Omit all pictures and transcribe only the lines in the entries below that run from the line with "Recreate this image" through the line with "return x / W".

- Records with drawing code
● ● ● ● ● ● ●
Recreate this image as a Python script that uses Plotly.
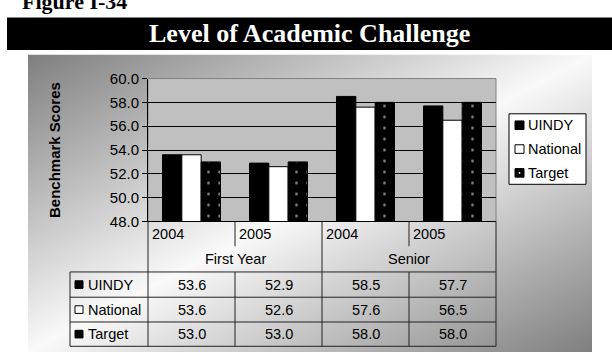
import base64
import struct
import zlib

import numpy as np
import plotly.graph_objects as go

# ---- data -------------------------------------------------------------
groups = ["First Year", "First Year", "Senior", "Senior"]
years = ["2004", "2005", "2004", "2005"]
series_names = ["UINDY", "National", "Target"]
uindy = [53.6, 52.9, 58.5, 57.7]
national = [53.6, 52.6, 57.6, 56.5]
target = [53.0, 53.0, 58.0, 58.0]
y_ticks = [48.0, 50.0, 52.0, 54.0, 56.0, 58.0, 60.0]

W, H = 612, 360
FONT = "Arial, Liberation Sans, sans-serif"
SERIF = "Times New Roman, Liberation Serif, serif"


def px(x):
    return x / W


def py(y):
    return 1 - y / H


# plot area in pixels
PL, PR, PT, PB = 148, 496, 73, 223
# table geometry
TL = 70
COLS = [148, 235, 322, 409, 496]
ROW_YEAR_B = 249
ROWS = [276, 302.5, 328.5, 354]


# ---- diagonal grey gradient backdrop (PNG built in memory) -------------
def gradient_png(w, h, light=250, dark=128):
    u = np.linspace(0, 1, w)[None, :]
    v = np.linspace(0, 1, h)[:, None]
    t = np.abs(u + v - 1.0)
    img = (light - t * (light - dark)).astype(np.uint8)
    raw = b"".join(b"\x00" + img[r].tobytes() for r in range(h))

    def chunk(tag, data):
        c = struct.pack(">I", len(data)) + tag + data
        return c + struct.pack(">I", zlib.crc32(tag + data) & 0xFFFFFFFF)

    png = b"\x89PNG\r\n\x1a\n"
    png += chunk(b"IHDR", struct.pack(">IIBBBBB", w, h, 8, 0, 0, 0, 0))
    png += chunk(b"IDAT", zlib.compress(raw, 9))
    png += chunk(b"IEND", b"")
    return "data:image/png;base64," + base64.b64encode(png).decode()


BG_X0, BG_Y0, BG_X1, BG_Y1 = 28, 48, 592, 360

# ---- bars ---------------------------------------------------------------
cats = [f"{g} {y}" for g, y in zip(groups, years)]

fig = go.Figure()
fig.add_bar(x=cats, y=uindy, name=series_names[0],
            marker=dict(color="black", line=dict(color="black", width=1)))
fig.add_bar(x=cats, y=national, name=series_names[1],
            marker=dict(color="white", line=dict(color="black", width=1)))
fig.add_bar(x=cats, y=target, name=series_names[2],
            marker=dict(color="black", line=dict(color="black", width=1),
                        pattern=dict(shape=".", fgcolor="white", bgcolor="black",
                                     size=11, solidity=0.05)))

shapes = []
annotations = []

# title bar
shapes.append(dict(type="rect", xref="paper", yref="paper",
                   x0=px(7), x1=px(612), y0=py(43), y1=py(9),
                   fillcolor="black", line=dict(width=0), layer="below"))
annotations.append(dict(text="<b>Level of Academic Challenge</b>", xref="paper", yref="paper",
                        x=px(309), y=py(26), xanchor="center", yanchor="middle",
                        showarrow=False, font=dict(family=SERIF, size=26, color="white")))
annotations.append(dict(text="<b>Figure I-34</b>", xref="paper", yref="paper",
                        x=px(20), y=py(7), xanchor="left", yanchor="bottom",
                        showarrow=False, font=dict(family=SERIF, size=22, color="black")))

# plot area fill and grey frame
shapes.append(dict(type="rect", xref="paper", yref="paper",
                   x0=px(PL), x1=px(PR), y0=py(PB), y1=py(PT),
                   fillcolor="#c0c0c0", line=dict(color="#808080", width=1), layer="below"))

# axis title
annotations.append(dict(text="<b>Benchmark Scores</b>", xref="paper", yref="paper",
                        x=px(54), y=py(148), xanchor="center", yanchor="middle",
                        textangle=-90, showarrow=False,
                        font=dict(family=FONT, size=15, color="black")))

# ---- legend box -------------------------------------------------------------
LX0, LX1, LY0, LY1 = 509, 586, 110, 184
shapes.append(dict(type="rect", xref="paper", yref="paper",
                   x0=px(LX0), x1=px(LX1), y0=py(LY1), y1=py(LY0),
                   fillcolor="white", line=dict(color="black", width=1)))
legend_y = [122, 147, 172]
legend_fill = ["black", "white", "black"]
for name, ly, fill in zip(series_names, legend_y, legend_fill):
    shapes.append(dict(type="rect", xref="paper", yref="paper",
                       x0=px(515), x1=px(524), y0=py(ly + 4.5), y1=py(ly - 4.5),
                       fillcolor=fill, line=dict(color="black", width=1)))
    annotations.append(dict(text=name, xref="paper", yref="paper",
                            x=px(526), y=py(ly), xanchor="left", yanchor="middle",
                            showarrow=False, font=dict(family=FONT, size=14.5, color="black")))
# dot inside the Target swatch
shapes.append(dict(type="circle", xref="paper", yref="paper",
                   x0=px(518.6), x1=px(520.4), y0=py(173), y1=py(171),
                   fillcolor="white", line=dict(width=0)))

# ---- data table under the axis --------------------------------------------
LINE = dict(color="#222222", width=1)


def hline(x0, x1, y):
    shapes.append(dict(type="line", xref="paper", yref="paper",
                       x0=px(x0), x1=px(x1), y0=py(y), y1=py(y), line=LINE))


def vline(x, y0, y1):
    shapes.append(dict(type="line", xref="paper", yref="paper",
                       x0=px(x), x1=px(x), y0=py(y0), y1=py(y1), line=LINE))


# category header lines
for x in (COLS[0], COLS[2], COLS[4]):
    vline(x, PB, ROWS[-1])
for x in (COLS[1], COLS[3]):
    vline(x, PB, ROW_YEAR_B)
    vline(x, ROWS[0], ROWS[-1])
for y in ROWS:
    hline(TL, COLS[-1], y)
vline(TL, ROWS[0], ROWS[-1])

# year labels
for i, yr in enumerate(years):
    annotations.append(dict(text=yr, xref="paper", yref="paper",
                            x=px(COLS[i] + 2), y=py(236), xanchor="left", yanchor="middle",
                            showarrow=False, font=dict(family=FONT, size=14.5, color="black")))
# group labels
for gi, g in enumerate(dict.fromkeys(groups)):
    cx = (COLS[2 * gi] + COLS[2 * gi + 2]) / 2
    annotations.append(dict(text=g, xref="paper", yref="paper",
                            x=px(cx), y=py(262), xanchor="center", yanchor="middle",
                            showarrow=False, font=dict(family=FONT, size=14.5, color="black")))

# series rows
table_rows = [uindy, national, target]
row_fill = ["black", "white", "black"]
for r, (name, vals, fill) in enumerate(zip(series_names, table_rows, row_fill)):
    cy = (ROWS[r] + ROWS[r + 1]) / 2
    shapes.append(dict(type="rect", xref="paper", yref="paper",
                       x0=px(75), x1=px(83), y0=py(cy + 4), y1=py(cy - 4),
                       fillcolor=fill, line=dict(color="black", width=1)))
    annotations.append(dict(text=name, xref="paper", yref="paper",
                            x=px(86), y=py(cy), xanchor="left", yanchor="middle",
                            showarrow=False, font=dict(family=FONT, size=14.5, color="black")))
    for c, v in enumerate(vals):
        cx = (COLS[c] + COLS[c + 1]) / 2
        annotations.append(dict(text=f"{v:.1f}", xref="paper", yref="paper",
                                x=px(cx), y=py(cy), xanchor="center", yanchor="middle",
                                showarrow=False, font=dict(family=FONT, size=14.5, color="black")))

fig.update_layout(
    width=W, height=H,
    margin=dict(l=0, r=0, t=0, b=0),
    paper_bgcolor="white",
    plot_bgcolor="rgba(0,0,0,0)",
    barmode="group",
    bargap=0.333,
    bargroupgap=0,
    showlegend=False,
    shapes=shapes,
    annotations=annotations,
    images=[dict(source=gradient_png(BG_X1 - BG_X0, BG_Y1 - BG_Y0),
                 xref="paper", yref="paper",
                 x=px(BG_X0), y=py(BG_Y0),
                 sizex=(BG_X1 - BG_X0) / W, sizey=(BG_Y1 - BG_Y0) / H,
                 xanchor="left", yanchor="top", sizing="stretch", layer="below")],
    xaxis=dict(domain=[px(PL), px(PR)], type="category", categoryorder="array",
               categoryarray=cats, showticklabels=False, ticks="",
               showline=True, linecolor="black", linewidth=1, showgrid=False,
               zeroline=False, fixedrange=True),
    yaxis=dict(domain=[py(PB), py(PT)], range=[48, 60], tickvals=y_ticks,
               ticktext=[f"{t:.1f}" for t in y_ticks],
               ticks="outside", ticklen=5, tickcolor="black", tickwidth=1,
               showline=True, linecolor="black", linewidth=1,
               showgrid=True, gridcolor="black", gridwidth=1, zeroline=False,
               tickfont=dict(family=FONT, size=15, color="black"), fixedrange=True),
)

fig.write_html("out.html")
● ● ● ● ● ● ●
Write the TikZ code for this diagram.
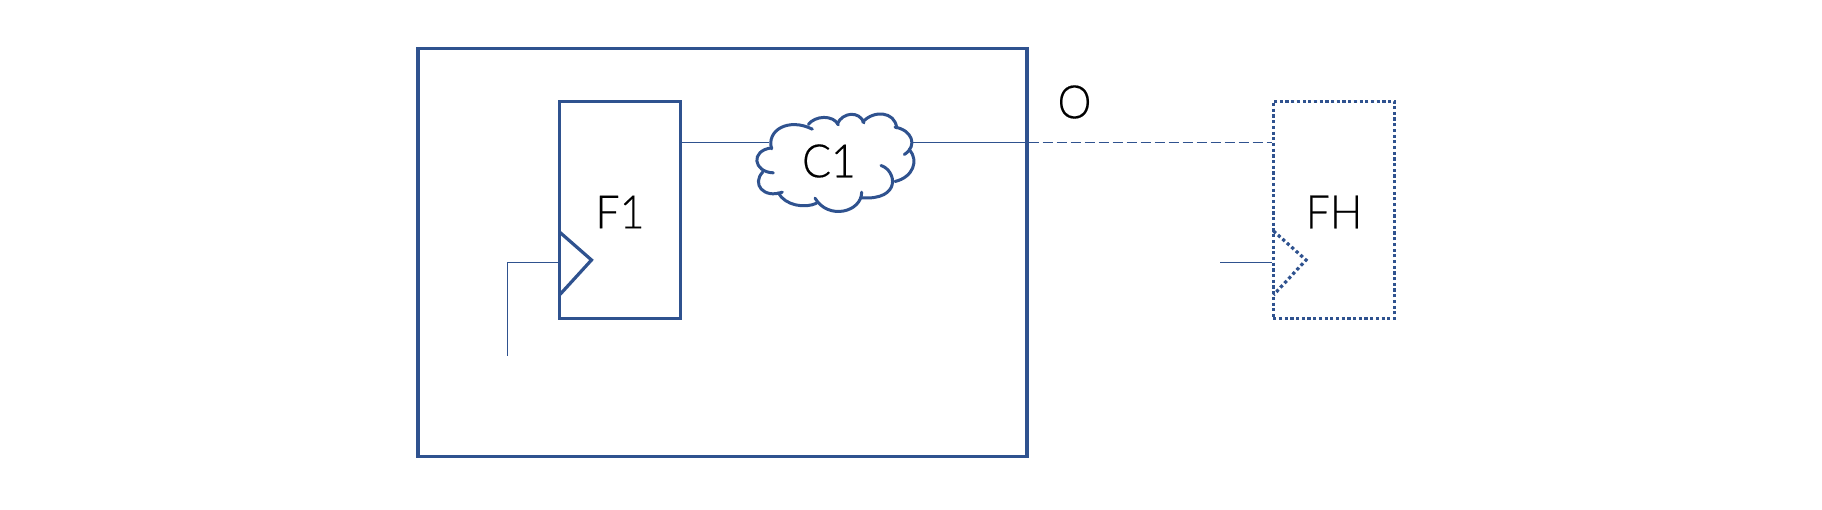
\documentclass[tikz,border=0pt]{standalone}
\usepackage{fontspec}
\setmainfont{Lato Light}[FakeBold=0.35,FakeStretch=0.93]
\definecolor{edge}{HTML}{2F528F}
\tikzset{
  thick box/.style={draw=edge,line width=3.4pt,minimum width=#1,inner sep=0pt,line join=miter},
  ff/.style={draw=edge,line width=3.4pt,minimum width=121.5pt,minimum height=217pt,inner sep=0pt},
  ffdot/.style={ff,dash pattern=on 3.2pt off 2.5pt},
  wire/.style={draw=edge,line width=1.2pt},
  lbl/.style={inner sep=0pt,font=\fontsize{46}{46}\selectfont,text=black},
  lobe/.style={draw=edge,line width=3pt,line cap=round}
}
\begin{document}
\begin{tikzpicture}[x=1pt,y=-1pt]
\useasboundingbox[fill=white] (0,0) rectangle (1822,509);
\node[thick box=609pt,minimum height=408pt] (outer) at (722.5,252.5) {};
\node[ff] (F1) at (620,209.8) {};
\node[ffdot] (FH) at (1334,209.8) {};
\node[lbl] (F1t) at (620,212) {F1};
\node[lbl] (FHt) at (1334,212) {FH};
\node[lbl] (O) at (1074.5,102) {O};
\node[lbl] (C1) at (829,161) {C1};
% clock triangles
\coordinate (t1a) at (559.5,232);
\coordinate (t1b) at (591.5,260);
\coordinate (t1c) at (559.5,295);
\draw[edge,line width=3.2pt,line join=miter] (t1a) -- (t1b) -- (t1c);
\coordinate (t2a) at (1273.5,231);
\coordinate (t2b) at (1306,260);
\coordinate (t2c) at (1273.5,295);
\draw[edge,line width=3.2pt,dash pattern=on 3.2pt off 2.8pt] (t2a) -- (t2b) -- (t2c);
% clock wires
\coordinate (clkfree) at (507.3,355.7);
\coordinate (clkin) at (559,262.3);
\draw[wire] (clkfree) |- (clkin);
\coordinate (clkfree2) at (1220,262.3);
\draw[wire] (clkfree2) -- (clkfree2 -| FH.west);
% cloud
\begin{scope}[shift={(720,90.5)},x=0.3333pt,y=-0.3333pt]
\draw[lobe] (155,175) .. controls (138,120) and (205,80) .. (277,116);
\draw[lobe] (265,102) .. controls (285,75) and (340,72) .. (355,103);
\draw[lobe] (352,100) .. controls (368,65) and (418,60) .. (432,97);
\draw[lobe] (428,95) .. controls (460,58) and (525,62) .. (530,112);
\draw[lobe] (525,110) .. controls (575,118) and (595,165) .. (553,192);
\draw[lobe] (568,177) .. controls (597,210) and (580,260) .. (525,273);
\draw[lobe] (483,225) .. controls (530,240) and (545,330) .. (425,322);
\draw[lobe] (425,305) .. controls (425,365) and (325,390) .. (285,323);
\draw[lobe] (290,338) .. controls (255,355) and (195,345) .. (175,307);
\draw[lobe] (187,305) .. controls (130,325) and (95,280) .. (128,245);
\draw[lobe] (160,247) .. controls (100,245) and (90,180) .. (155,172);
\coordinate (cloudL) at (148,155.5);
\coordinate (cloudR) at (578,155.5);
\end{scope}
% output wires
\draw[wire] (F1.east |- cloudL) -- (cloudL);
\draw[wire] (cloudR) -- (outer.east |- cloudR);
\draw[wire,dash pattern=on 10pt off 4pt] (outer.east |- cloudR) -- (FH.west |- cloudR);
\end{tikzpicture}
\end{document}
● ● ● ● ● ● ●
- Correct response
Recreate this image as a Python script that uses Plotly.
import base64
import struct
import zlib

import numpy as np
import plotly.graph_objects as go

# ---- data -------------------------------------------------------------
groups = ["First Year", "First Year", "Senior", "Senior"]
years = ["2004", "2005", "2004", "2005"]
series_names = ["UINDY", "National", "Target"]
uindy = [53.6, 52.9, 58.5, 57.7]
national = [53.6, 52.6, 57.6, 56.5]
target = [53.0, 53.0, 58.0, 58.0]
y_ticks = [48.0, 50.0, 52.0, 54.0, 56.0, 58.0, 60.0]

W, H = 612, 360
FONT = "Arial, Liberation Sans, sans-serif"
SERIF = "Times New Roman, Liberation Serif, serif"


def px(x):
    return x / W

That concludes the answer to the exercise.